The old cigar-with-fins spaceship landing on the Moon and an astronaut jumping out to plant the Stars and Stripes became out-of-date in 1967 when the United Nations Outer Space Treaty went into effect (a couple of years before an astronaut actually did jump out of a spacecraft and plant the Stars and Stripes on the Moon. Hmmmm.) Anyway, the treaty says that nobody can claim ownership of anything in outer space because it’s for all humankind to share.

That’s an issue for companies like Bigelow that want to land on the moon, and it’s likely to become a more pressing issue as companies and organizations attempt to win the Google Lunar X-Prize of $20 million (plus subsidiary prizes), because any of them that do succeed in reaching the Moon will surely want to be able to make it worth their while afterward, too. There are also a number of companies proceeding with serious plans to mine asteroids.

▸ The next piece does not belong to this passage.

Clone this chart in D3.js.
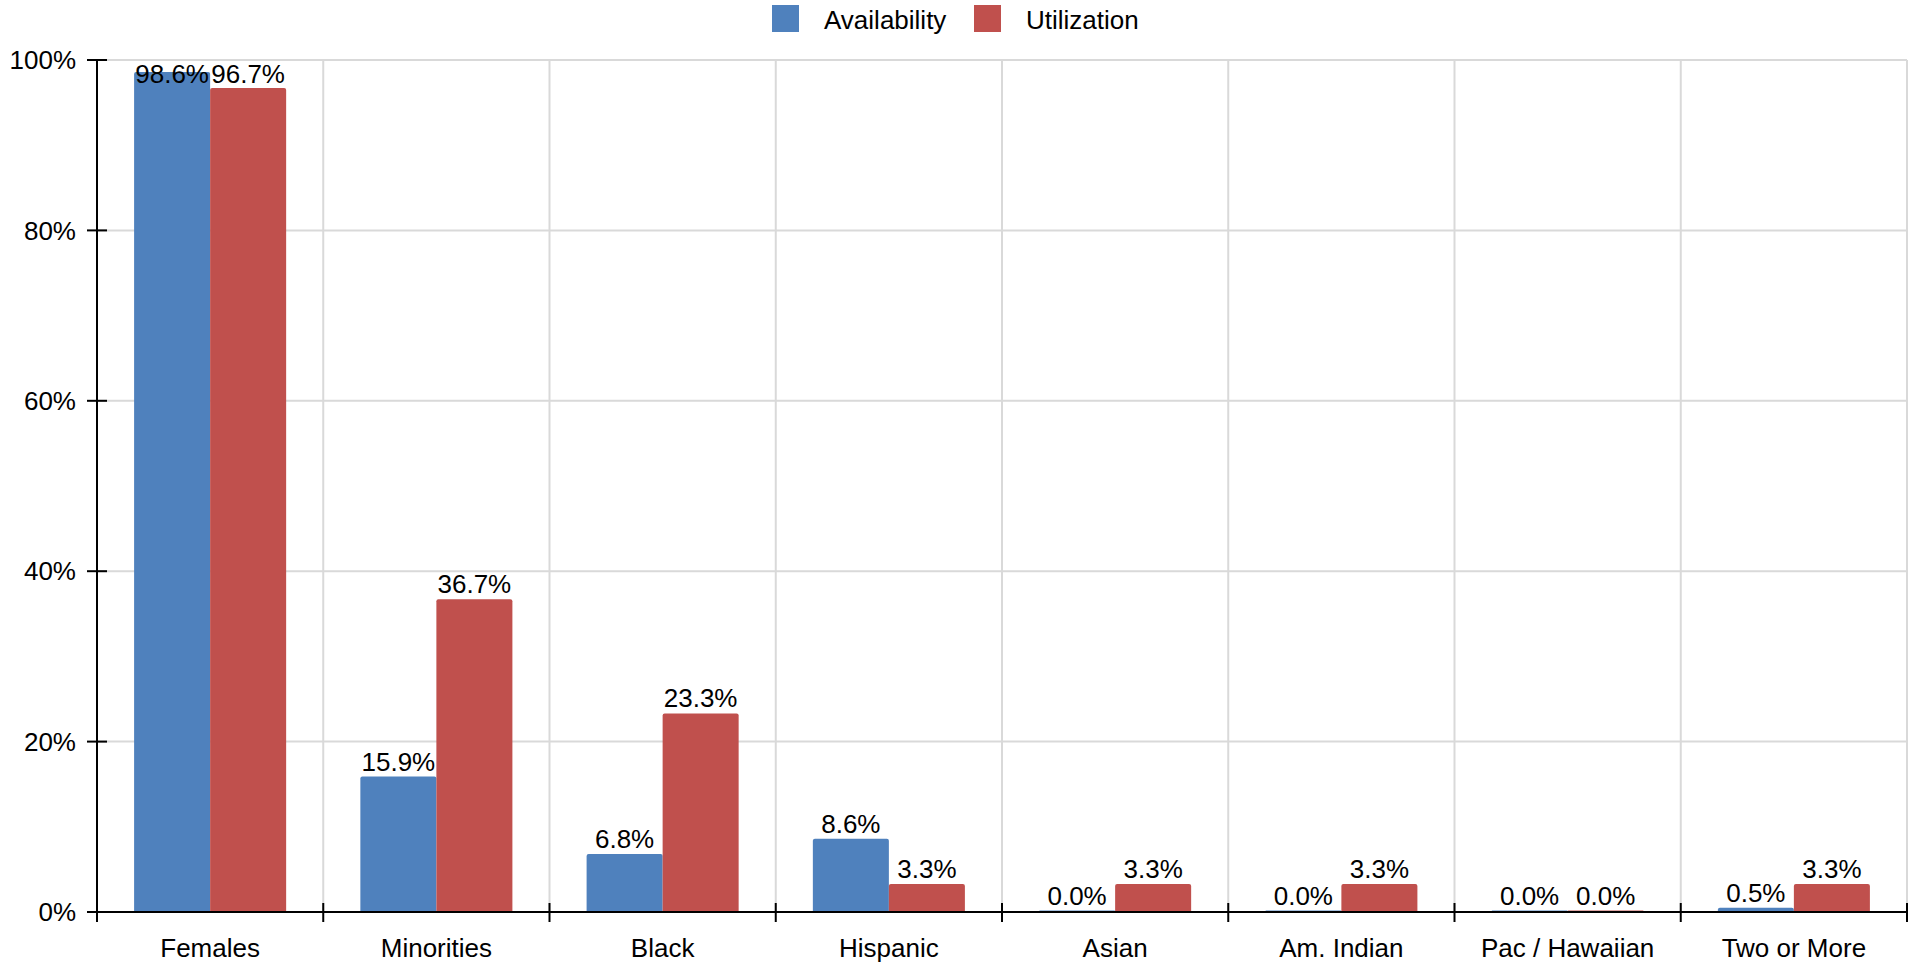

So who should decide property and other rights in outer space? The United Nations or a special subsidiary of it? Some new international body (a United Federation of Planets anyone?)

I think the key question is whether we want to repeat what’s been done on Earth. Do we want the wealthiest nations to have their way on whatever territory they can reach because they have the means to get there? Do we want rich people to have the ability to buy up all the available land they can afford and then sell pieces of it to the rest of us for the highest price they can get? Do we want big corporations to have favoured status when it comes to exploiting mineral or other resources, leaving the “little guy” scrabbling for the dregs? That’s the way it is here and now, on Earth, and has been for a long time. Or do we want the exploration of space to be a break from the past—a chance to do things differently?

If so, the UN Outer Space Treaty isn’t going to be adequate for the challenges (legal and otherwise) of the coming century. It needs an upgrade, and we average folk need to make our desires known. Before big American companies get settled in on the Moon. By then it might be too late.